### What you need to do
Write out again, word for word, the lines below from the line that holds "Write the matplotlib code for this chart." through the line that holds "0.015, 0.014, 0.012]", omitting pictures.

******************************

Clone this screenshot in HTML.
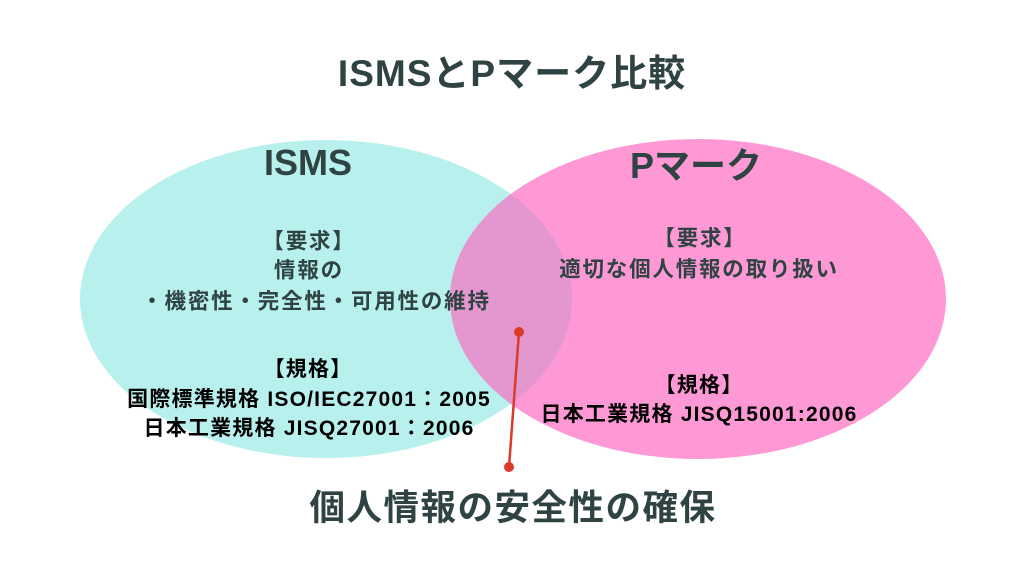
<!DOCTYPE html>
<html><head><meta charset="utf-8"><style>
html,body{margin:0;padding:0;background:#fff;}
body{width:1024px;height:576px;overflow:hidden;position:relative;font-family:"Liberation Sans","Noto Sans CJK JP",sans-serif;}
svg{position:absolute;left:0;top:0;}
.t{position:absolute;transform:translate(-50%,-50%);white-space:nowrap;font-weight:bold;text-align:center;}
.r{font-size:21.5px;letter-spacing:1.8px;color:#2f4343;}
.s{font-size:21px;letter-spacing:1.2px;color:#000;}
</style></head><body>
<svg width="1024" height="576">
<ellipse cx="326" cy="299" rx="246" ry="159" fill="#b8f0ee"/>
<ellipse cx="698" cy="299" rx="248" ry="160" fill="#ff99d6"/>
<clipPath id="c"><ellipse cx="326" cy="299" rx="246" ry="159"/></clipPath>
<ellipse cx="698" cy="299" rx="248" ry="160" fill="#e497cf" clip-path="url(#c)"/>
<line x1="519" y1="332" x2="509" y2="467" stroke="#d93a2a" stroke-width="2.5"/>
<circle cx="519" cy="332" r="5" fill="#d93a2a"/>
<circle cx="509" cy="467" r="5" fill="#d93a2a"/>
</svg>
<div class="t" style="left:512px;top:70px;font-size:37px;letter-spacing:1px;color:#2f4343;">ISMSとPマーク比較</div>
<div class="t" style="left:308px;top:163px;font-size:36px;color:#2f4343;">ISMS</div>
<div class="t" style="left:696px;top:163px;font-size:36px;color:#2f4343;">Pマーク</div>
<div class="t r" style="left:309px;top:240px;">【要求】</div>
<div class="t r" style="left:309px;top:269px;">情報の</div>
<div class="t r" style="left:316px;top:300px;">・機密性・完全性・可用性の維持</div>
<div class="t s" style="left:308px;top:368px;">【規格】</div>
<div class="t s" style="left:309px;top:398px;">国際標準規格 ISO/IEC27001：2005</div>
<div class="t s" style="left:309px;top:427px;">日本工業規格 JISQ27001：2006</div>
<div class="t r" style="left:700px;top:237px;">【要求】</div>
<div class="t r" style="left:699px;top:268px;">適切な個人情報の取り扱い</div>
<div class="t s" style="left:699px;top:384px;">【規格】</div>
<div class="t s" style="left:699px;top:413px;">日本工業規格 JISQ15001:2006</div>
<div class="t" style="left:513px;top:505px;font-size:35.5px;letter-spacing:1.5px;color:#2f4343;">個人情報の安全性の確保</div>
</body></html>
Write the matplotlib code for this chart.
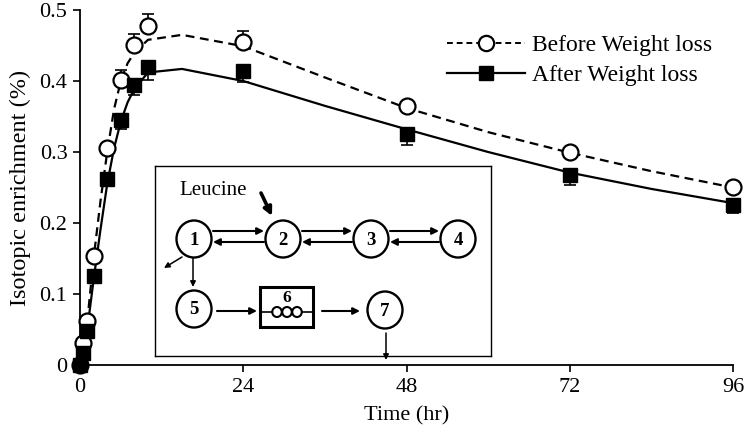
import matplotlib
matplotlib.use("Agg")
import matplotlib.pyplot as plt
from matplotlib.patches import Ellipse, Rectangle, FancyArrowPatch

plt.rcParams["font.family"] = ["Liberation Serif", "DejaVu Serif"]

# measured points (hr, %)
time = [0, 0.5, 1, 2, 4, 6, 8, 10, 24, 48, 72, 96]
before = [0, 0.031, 0.062, 0.154, 0.305, 0.401, 0.450, 0.477, 0.455, 0.365, 0.300, 0.251]
before_err = [0, 0.003, 0.003, 0.005, 0.008, 0.015, 0.016, 0.018, 0.016, 0.006, 0.006, 0.005]
after = [0, 0.017, 0.048, 0.126, 0.262, 0.345, 0.395, 0.420, 0.414, 0.325, 0.268, 0.226]
after_err = [0, 0.003, 0.004, 0.006, 0.008, 0.012, 0.015, 0.018, 0.016, 0.015, 0.014, 0.012]

# model fit curves
model_t = [0, 0.5, 1, 2, 3, 4, 5, 6, 7, 8, 10, 15, 24, 36, 48, 60, 72, 84, 96]
model_before = [0, 0.02, 0.055, 0.15, 0.23, 0.30, 0.36, 0.40, 0.425, 0.44, 0.458, 0.465,
                0.449, 0.405, 0.362, 0.328, 0.299, 0.273, 0.25]
model_after = [0, 0.015, 0.045, 0.12, 0.19, 0.255, 0.305, 0.343, 0.37, 0.389, 0.412, 0.417,
               0.40, 0.365, 0.332, 0.30, 0.271, 0.248, 0.228]

xticks = [0, 24, 48, 72, 96]
yticks = [0, 0.1, 0.2, 0.3, 0.4, 0.5]
ytick_labels = ["0", "0.1", "0.2", "0.3", "0.4", "0.5"]

W, H = 745, 437
fig = plt.figure(figsize=(W / 100, H / 100), dpi=100)
ax = fig.add_axes([80 / W, 1 - 365 / H, 653 / W, 355 / H])

ax.plot(model_t, model_before, "k--", lw=1.6, dashes=(4, 2.5), zorder=2)
ax.plot(model_t, model_after, "k-", lw=1.6, zorder=2)

lo = [0] * len(time)
ax.errorbar(time, before, yerr=[lo, before_err], fmt="none", ecolor="k",
            elinewidth=1.2, capsize=4, capthick=1.2, zorder=3, clip_on=False)
ax.errorbar(time, after, yerr=[after_err, lo], fmt="none", ecolor="k",
            elinewidth=1.2, capsize=4, capthick=1.2, zorder=3, clip_on=False)
ax.plot(time, before, "o", ms=11.5, mfc="white", mec="k", mew=1.6, zorder=4, clip_on=False)
ax.plot(time, after, "s", ms=10, mfc="k", mec="k", zorder=5, clip_on=False)

# legend proxies
ax.plot([], [], "k--", lw=1.4, dashes=(3, 2), marker="o", ms=11, mfc="white",
        mec="k", mew=1.6, label="Before Weight loss")
ax.plot([], [], "k-", lw=1.6, marker="s", ms=10, mfc="k", label="After Weight loss")
ax.legend(loc="upper right", bbox_to_anchor=(1.0, 0.99), frameon=False, fontsize=17,
          handlelength=3.3, handletextpad=0.3, labelspacing=0.35)

ax.set_xlim(0, 96)
ax.set_ylim(0, 0.5)
ax.set_xticks(xticks)
ax.set_yticks(yticks)
ax.set_yticklabels(ytick_labels)
ax.tick_params(labelsize=16, width=1.2, length=5, direction="out", pad=4)
for s in ["top", "right"]:
    ax.spines[s].set_visible(False)
for s in ["left", "bottom"]:
    ax.spines[s].set_linewidth(1.3)
ax.set_xlabel("Time (hr)", fontsize=16)
ax.xaxis.set_label_coords(0.5, -0.115)
ax.set_ylabel("Isotopic enrichment (%)", fontsize=17.5, labelpad=6)

# inset: compartment model diagram (pixel-like coordinates)
ins = fig.add_axes([155 / W, 1 - 356 / H, 336 / W, 190 / H])
ins.set_xlim(155, 491)
ins.set_ylim(356, 166)
ins.set_xticks([])
ins.set_yticks([])
for s in ins.spines.values():
    s.set_linewidth(1.0)

def node(x, y, label):
    ins.add_patch(Ellipse((x, y), 35, 37, fill=False, lw=1.7, ec="k"))
    ins.text(x, y + 1, label, ha="center", va="center", fontsize=13.5, fontweight="bold")

def arrow(x0, y0, x1, y1, lw=1.5, ms=10, clip=True):
    a = FancyArrowPatch((x0, y0), (x1, y1), arrowstyle="-|>", mutation_scale=ms,
                        lw=lw, color="k", shrinkA=0, shrinkB=0)
    a.set_clip_on(clip)
    ins.add_patch(a)

nodes = {"1": (194, 239), "2": (283, 239), "3": (371, 239), "4": (458, 239),
         "5": (194, 309), "7": (385, 310)}
for k, (x, y) in nodes.items():
    node(x, y, k)

for a, b in [("1", "2"), ("2", "3"), ("3", "4")]:
    xa = nodes[a][0] + 19
    xb = nodes[b][0] - 19
    arrow(xa, 231, xb, 231)
    arrow(xb, 242, xa, 242)

ins.text(213, 190, "Leucine", ha="center", va="center", fontsize=15)
arrow(261, 193, 272, 216, lw=2.6, ms=12)
arrow(182, 257, 164, 268, lw=1.1, ms=8)
arrow(193, 258, 193, 287, lw=1.1, ms=8)
arrow(217, 311, 257, 311)
ins.add_patch(Rectangle((260, 287), 53, 40, fill=False, lw=2.2, ec="k"))
ins.plot([260, 313], [312, 312], "k-", lw=1.2)
for cx in [277, 287, 297]:
    ins.add_patch(Ellipse((cx, 312), 9.5, 10, fc="white", ec="k", lw=1.5, zorder=3))
ins.text(287, 298, "6", ha="center", va="center", fontsize=12.5, fontweight="bold")
arrow(322, 311, 360, 311)
arrow(386, 333, 386, 360, lw=1.1, ms=8, clip=False)

fig.savefig("out.png", dpi=100)
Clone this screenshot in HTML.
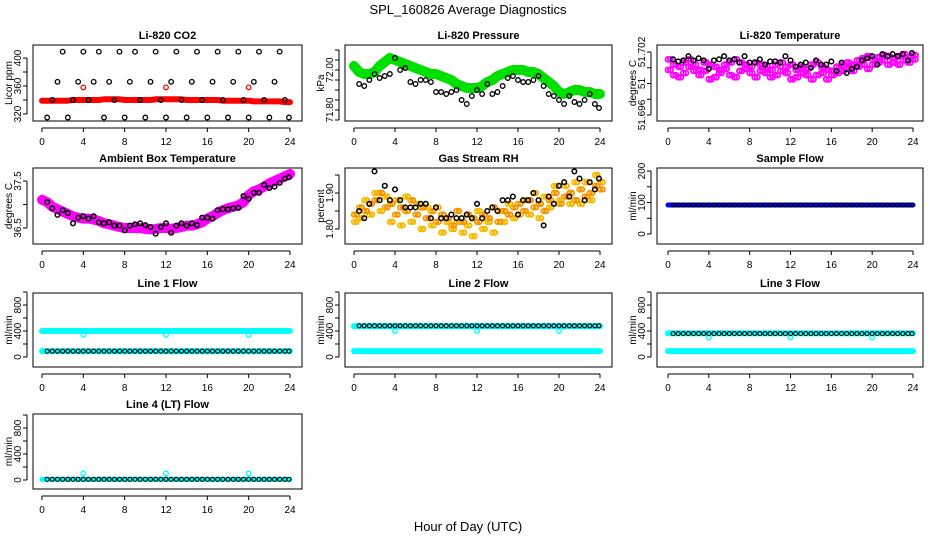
<!DOCTYPE html>
<html><head><meta charset="utf-8"><style>
html,body{margin:0;padding:0;background:#fff;}
svg{display:block;font-family:"Liberation Sans",sans-serif;}
</style></head><body>
<svg id="chart" width="936" height="540" viewBox="0 0 936 540">
<text x="468" y="14" text-anchor="middle" font-size="13">SPL_160826  Average Diagnostics</text>
<text x="468" y="531" text-anchor="middle" font-size="13">Hour of Day (UTC)</text>
</svg>
<script>
// ---- data ----
const xTicks = [0,4,8,12,16,20,24];
const hoursHalf = [0,0.5,1,1.5,2,2.5,3,3.5,4,4.5,5,5.5,6,6.5,7,7.5,8,8.5,9,9.5,10,10.5,11,11.5,12,12.5,13,13.5,14,14.5,15,15.5,16,16.5,17,17.5,18,18.5,19,19.5,20,20.5,21,21.5,22,22.5,23,23.5,24];
const hoursBlack = [0.5,1,1.5,2,2.5,3,3.5,4,4.5,5,5.5,6,6.5,7,7.5,8,8.5,9,9.5,10,10.5,11,11.5,12,12.5,13,13.5,14,14.5,15,15.5,16,16.5,17,17.5,18,18.5,19,19.5,20,20.5,21,21.5,22,22.5,23,23.5,23.9];
const spikeHours = [4,12,20];

const co2Red = [339,339,339,339,339,339,340,340,340,340,340,340,341,341,341,341,340,340,340,340,340,340,341,341,341,341,341,341,340,340,340,340,340,340,340,339,339,339,339,339,339,338,338,338,338,338,338,337,337];
const co2Black = [315,340,366,409,315,340,366,409,340,366,409,315,366,340,409,315,366,409,340,315,366,409,340,315,366,409,340,315,366,409,340,315,366,409,340,315,366,409,340,315,366,409,340,315,366,409,340,315];
const co2Spikes = [358,358,358];

const presGreen = [72.02,71.99,71.98,71.98,71.99,72.02,72.04,72.06,72.05,72.04,72.03,72.02,72.01,72.0,71.99,71.98,71.98,71.97,71.96,71.95,71.93,71.92,71.91,71.91,71.91,71.92,71.94,71.95,71.97,71.98,71.99,72.0,72.0,72.0,71.99,71.99,71.98,71.96,71.94,71.92,71.89,71.88,71.89,71.9,71.9,71.89,71.89,71.88,71.88];
const presBlack = [71.93,71.92,71.95,71.98,71.96,71.97,71.98,72.06,72.0,72.01,71.94,71.93,71.95,71.95,71.94,71.89,71.89,71.88,71.89,71.9,71.85,71.83,71.87,71.9,71.88,71.93,71.88,71.89,71.92,71.96,71.97,71.95,71.94,71.94,71.95,71.97,71.92,71.88,71.87,71.85,71.83,71.87,71.84,71.83,71.85,71.88,71.83,71.81];

const tempPink = [51.7013,51.7008,51.7006,51.7010,51.7013,51.7008,51.7003,51.7010,51.7008,51.7006,51.7003,51.7008,51.7010,51.7013,51.7010,51.7008,51.7006,51.7010,51.7008,51.7006,51.7003,51.7008,51.7010,51.7006,51.7008,51.7003,51.7006,51.7004,51.7008,51.7010,51.7006,51.7003,51.7002,51.7006,51.7008,51.7010,51.7008,51.7012,51.7014,51.7016,51.7013,51.7015,51.7017,51.7016,51.7014,51.7016,51.7018,51.7015,51.7017];
const tempPink2 = [51.7003,51.6998,51.6996,51.7000,51.7006,51.7002,51.6998,51.7002,51.6994,51.6996,51.7000,51.7004,51.6998,51.6996,51.7002,51.7004,51.7000,51.6996,51.7002,51.7000,51.6996,51.6998,51.7002,51.7000,51.6994,51.6996,51.7000,51.6998,51.6994,51.6998,51.7000,51.6994,51.6998,51.7000,51.7002,51.7004,51.7002,51.7006,51.7008,51.7004,51.7008,51.7010,51.7012,51.7008,51.7010,51.7008,51.7012,51.7010,51.7013];
const tempBlack = [51.7013,51.7011,51.7012,51.7016,51.7012,51.7014,51.7012,51.7004,51.7012,51.7013,51.7016,51.7012,51.7013,51.7010,51.7016,51.7010,51.7010,51.7013,51.7008,51.7011,51.7011,51.7010,51.7016,51.7012,51.7006,51.7008,51.7010,51.7005,51.7012,51.7008,51.7008,51.7011,51.7002,51.7010,51.7000,51.7004,51.7006,51.7012,51.7014,51.7016,51.7008,51.7018,51.7016,51.7018,51.7016,51.7018,51.7012,51.7019];

const ambPink = [37.1,37.05,36.95,36.9,36.85,36.8,36.75,36.72,36.7,36.7,36.68,36.65,36.6,36.58,36.55,36.52,36.5,36.5,36.5,36.5,36.48,36.47,36.48,36.5,36.5,36.48,36.5,36.52,36.55,36.55,36.58,36.62,36.7,36.75,36.82,36.88,36.92,36.95,36.98,37.05,37.2,37.28,37.32,37.38,37.45,37.5,37.55,37.6,37.65];
const ambBlack = [37.05,36.92,36.78,36.88,36.82,36.6,36.72,36.75,36.7,36.75,36.62,36.6,36.62,36.55,36.55,36.45,36.55,36.58,36.6,36.56,36.52,36.38,36.52,36.6,36.4,36.55,36.6,36.55,36.6,36.56,36.72,36.72,36.7,36.88,36.9,36.9,36.92,36.93,37.18,37.12,37.25,37.25,37.42,37.35,37.38,37.46,37.55,37.58];

const rhOrange = [1.84,1.86,1.85,1.87,1.88,1.9,1.86,1.87,1.84,1.86,1.85,1.88,1.84,1.86,1.83,1.85,1.82,1.84,1.83,1.81,1.85,1.82,1.84,1.83,1.82,1.84,1.83,1.86,1.82,1.85,1.84,1.86,1.87,1.85,1.88,1.86,1.87,1.85,1.88,1.9,1.87,1.89,1.9,1.88,1.91,1.89,1.9,1.92,1.91];
const rhOrange2 = [1.82,1.83,1.88,1.84,1.9,1.85,1.89,1.82,1.88,1.81,1.89,1.82,1.87,1.8,1.86,1.81,1.86,1.79,1.82,1.8,1.82,1.79,1.81,1.78,1.85,1.8,1.82,1.79,1.85,1.82,1.87,1.83,1.84,1.88,1.84,1.9,1.83,1.89,1.86,1.92,1.88,1.92,1.87,1.93,1.87,1.93,1.88,1.95,1.93];
const rhBlack = [1.85,1.83,1.87,1.96,1.88,1.92,1.88,1.91,1.88,1.86,1.86,1.86,1.87,1.87,1.83,1.86,1.83,1.83,1.84,1.83,1.83,1.84,1.83,1.87,1.83,1.85,1.86,1.85,1.88,1.88,1.89,1.84,1.88,1.88,1.9,1.88,1.81,1.89,1.87,1.92,1.93,1.89,1.96,1.94,1.88,1.93,1.91,1.94];

const sampleFlow = 92, l1Hi = 400, l1Lo = 90, l1Black = 90;
const l2Hi = 475, l2Black = 480, l2Lo = 90;
const l3Hi = 365, l3Black = 360, l3Lo = 90;
const l4Base = 10, l4Spike = 100, flowDip = 340;

// ---- layout ----
const NS = 'http://www.w3.org/2000/svg';
const svg = document.getElementById('chart');
const cols = [{bl:33,br:302,x0:42,x24:290},{bl:345,br:612,x0:354,x24:600},{bl:657,br:923,x0:668,x24:913}];
const rows = [{bt:45,bb:121},{bt:168,bb:244},{bt:293,bb:367},{bt:414,bb:489}];

function mk(tag, attrs, parent){const e=document.createElementNS(NS,tag);for(const k in attrs)e.setAttribute(k,attrs[k]);(parent||svg).appendChild(e);return e;}

function panel(name,title,ci,ri,ylab,ymin,ymax,ypx0,ypx1,ticks,labels){
  const c=cols[ci], r=rows[ri];
  const g=mk('g',{});
  
  
  const xs=v=>c.x0+(v/24)*(c.x24-c.x0);
  const ys=v=>ypx0+(v-ymin)/(ymax-ymin)*(ypx1-ypx0);
  const box=mk('rect',{x:c.bl,y:r.bt,width:c.br-c.bl,height:r.bb-r.bt,fill:'none',stroke:'#000','stroke-width':1},g);
  
  
  const t=mk('text',{x:(c.bl+c.br)/2,y:r.bt-6,'text-anchor':'middle','font-size':11,'font-weight':'bold'},g);
  t.textContent=title;
  
  
  const ay=r.bb+7;
  const xa=mk('g',{},g);
  
  
  mk('line',{x1:xs(0),x2:xs(24),y1:ay,y2:ay,stroke:'#000'},xa);
  xTicks.forEach(v=>{mk('line',{x1:xs(v),x2:xs(v),y1:ay,y2:ay+4,stroke:'#000'},xa);
    const tl=mk('text',{x:xs(v),y:ay+17,'text-anchor':'middle','font-size':10},xa);tl.textContent=v;});
  const ax=c.bl-6;
  const ya=mk('g',{},g);
  
  
  mk('line',{x1:ax,x2:ax,y1:ys(ticks[0]),y2:ys(ticks[ticks.length-1]),stroke:'#000'},ya);
  ticks.forEach((v,i)=>{mk('line',{x1:ax-4,x2:ax,y1:ys(v),y2:ys(v),stroke:'#000'},ya);
    if(labels[i]){const lx=ax-6;const tl=mk('text',{x:lx,y:ys(v),'text-anchor':'middle','font-size':10,transform:`rotate(-90 ${lx} ${ys(v)})`},ya);tl.textContent=labels[i];}});
  const tx=c.bl-21;
  const yl=mk('text',{x:tx,y:(r.bt+r.bb)/2,'text-anchor':'middle','font-size':10,transform:`rotate(-90 ${tx} ${(r.bt+r.bb)/2})`},g);
  yl.textContent=ylab;
  
  
  const cp='clip'+name;
  const cl=mk('clipPath',{id:cp},g);mk('rect',{x:c.bl,y:r.bt,width:c.br-c.bl,height:r.bb-r.bt},cl);
  const pg=mk('g',{'clip-path':`url(#${cp})`},g);
  return {xs,ys,pg};
}
function pts(p,xsArr,vals,color,name,rad,sw){
  const g=mk('g',{},p.pg);
  
  
  xsArr.forEach((x,i)=>{const v=Array.isArray(vals)?vals[i]:vals;
    mk('circle',{cx:p.xs(x),cy:p.ys(v),r:rad||2.3,fill:'none',stroke:color,'stroke-width':sw||1.3},g);});
}
function band(p,xsArr,vals,color,name,w){
  const g=mk('g',{},p.pg);
  
  
  const d=xsArr.map((x,i)=>(i?'L':'M')+p.xs(x)+','+p.ys(Array.isArray(vals)?vals[i]:vals)).join('');
  mk('path',{d:d,fill:'none',stroke:color,'stroke-width':w,'stroke-linejoin':'round','stroke-linecap':'round'},g);
}

let p=panel('co2','Li-820 CO2',0,0,'Licor ppm',320,400,114,58,[320,340,360,380,400],['320','','360','','400']);
band(p,hoursHalf,co2Red,'#f00','co2-red-band',6);
pts(p,spikeHours,co2Spikes,'#f00','co2-red-spikes');
pts(p,hoursBlack,co2Black,'#000','co2-black-points');

p=panel('pressure','Li-820 Pressure',1,0,'kPa',71.8,72.0,110,70,[71.75,71.8,71.85,71.9,71.95,72.0,72.05,72.1],['','71.80','','','','72.00','','']);
band(p,hoursHalf,presGreen,'#00e000','pressure-green-band',10);
pts(p,hoursBlack,presBlack,'#000','pressure-black-points');

p=panel('li-temp','Li-820 Temperature',2,0,'degrees C',51.696,51.702,115,52,[51.696,51.6975,51.699,51.7005,51.702],['51.696','','51','','51.702']);
pts(p,hoursHalf,tempPink,'#f0f','temp-pink-points',2.5,1.8);
pts(p,hoursHalf,tempPink2,'#f0f','temp-pink-points-2',2.5,1.8);
pts(p,hoursHalf.map(h=>h+0.25),tempPink,'#f0f','temp-pink-points-3',2.5,1.8);
pts(p,hoursHalf.map(h=>h+0.25),tempPink2,'#f0f','temp-pink-points-4',2.5,1.8);
pts(p,hoursBlack,tempBlack,'#000','temp-black-points',2.3,1.5);

p=panel('ambient','Ambient Box Temperature',0,1,'degrees C',36.5,37.5,228,181,[36.5,37.0,37.5],['36.5','','37.5']);
band(p,hoursHalf,ambPink,'#f0f','ambient-pink-band',10);
pts(p,hoursBlack,ambBlack,'#000','ambient-black-points',2.3,1.5);

p=panel('rh','Gas Stream RH',1,1,'percent',1.8,1.9,229,193,[1.8,1.85,1.9,1.95],['1.80','','1.90','']);
pts(p,hoursHalf,rhOrange,'#f5a000','rh-orange-points',2.3,1.8);
pts(p,hoursHalf.map(h=>h+0.25),rhOrange2,'#f5b000','rh-orange-points-2',2.3,1.8);
pts(p,hoursHalf,rhOrange2,'#f5c000','rh-orange-points-3',2.3,1.8);
pts(p,hoursHalf.map(h=>h+0.25),rhOrange,'#f59000','rh-orange-points-4',2.3,1.8);
pts(p,hoursBlack,rhBlack,'#000','rh-black-points',2.3,1.5);

p=panel('sample-flow','Sample Flow',2,1,'ml/min',0,200,234,171,[0,50,100,150,200],['0','','100','','200']);
band(p,hoursHalf,sampleFlow,'#00f','sample-flow-blue',5);
pts(p,hoursBlack,sampleFlow,'#000','sample-flow-black',2,1.1);

const fT=[0,200,400,600,800,1000], fL=['0','','400','','800',''];
p=panel('line1','Line 1 Flow',0,2,'ml/min',0,1000,357,292,fT,fL);
band(p,hoursHalf,l1Hi,'#0ff','line1-cyan-high',6);
pts(p,spikeHours,flowDip,'#0ff','line1-cyan-dips');
band(p,hoursHalf,l1Lo,'#0ff','line1-cyan-low',6);
pts(p,hoursBlack,l1Black,'#000','line1-black',2,1.1);
p=panel('line2','Line 2 Flow',1,2,'ml/min',0,1000,357,292,fT,fL);
band(p,hoursHalf,l2Hi,'#0ff','line2-cyan-high',6);
pts(p,spikeHours,400,'#0ff','line2-cyan-dips');
band(p,hoursHalf,l2Lo,'#0ff','line2-cyan-low',6);
pts(p,hoursBlack,l2Black,'#000','line2-black',2,1.1);
p=panel('line3','Line 3 Flow',2,2,'ml/min',0,1000,357,292,fT,fL);
band(p,hoursHalf,l3Hi,'#0ff','line3-cyan-high',6);
pts(p,spikeHours,300,'#0ff','line3-cyan-dips');
band(p,hoursHalf,l3Lo,'#0ff','line3-cyan-low',6);
pts(p,hoursBlack,l3Black,'#000','line3-black',2,1.1);
p=panel('line4','Line 4 (LT) Flow',0,3,'ml/min',0,1000,480,415,fT,fL);
band(p,hoursHalf,l4Base,'#0ff','line4-cyan',5);
pts(p,spikeHours,l4Spike,'#0ff','line4-cyan-spikes');
pts(p,hoursBlack,l4Base,'#000','line4-black',2,1.1);
</script>
</body></html>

******************************

### Full answer
Write the matplotlib code for this chart.
import matplotlib
matplotlib.use("Agg")
import matplotlib.pyplot as plt
from matplotlib.patches import Ellipse, Rectangle, FancyArrowPatch

plt.rcParams["font.family"] = ["Liberation Serif", "DejaVu Serif"]

# measured points (hr, %)
time = [0, 0.5, 1, 2, 4, 6, 8, 10, 24, 48, 72, 96]
before = [0, 0.031, 0.062, 0.154, 0.305, 0.401, 0.450, 0.477, 0.455, 0.365, 0.300, 0.251]
before_err = [0, 0.003, 0.003, 0.005, 0.008, 0.015, 0.016, 0.018, 0.016, 0.006, 0.006, 0.005]
after = [0, 0.017, 0.048, 0.126, 0.262, 0.345, 0.395, 0.420, 0.414, 0.325, 0.268, 0.226]
after_err = [0, 0.003, 0.004, 0.006, 0.008, 0.012, 0.015, 0.018, 0.016, 0.015, 0.014, 0.012]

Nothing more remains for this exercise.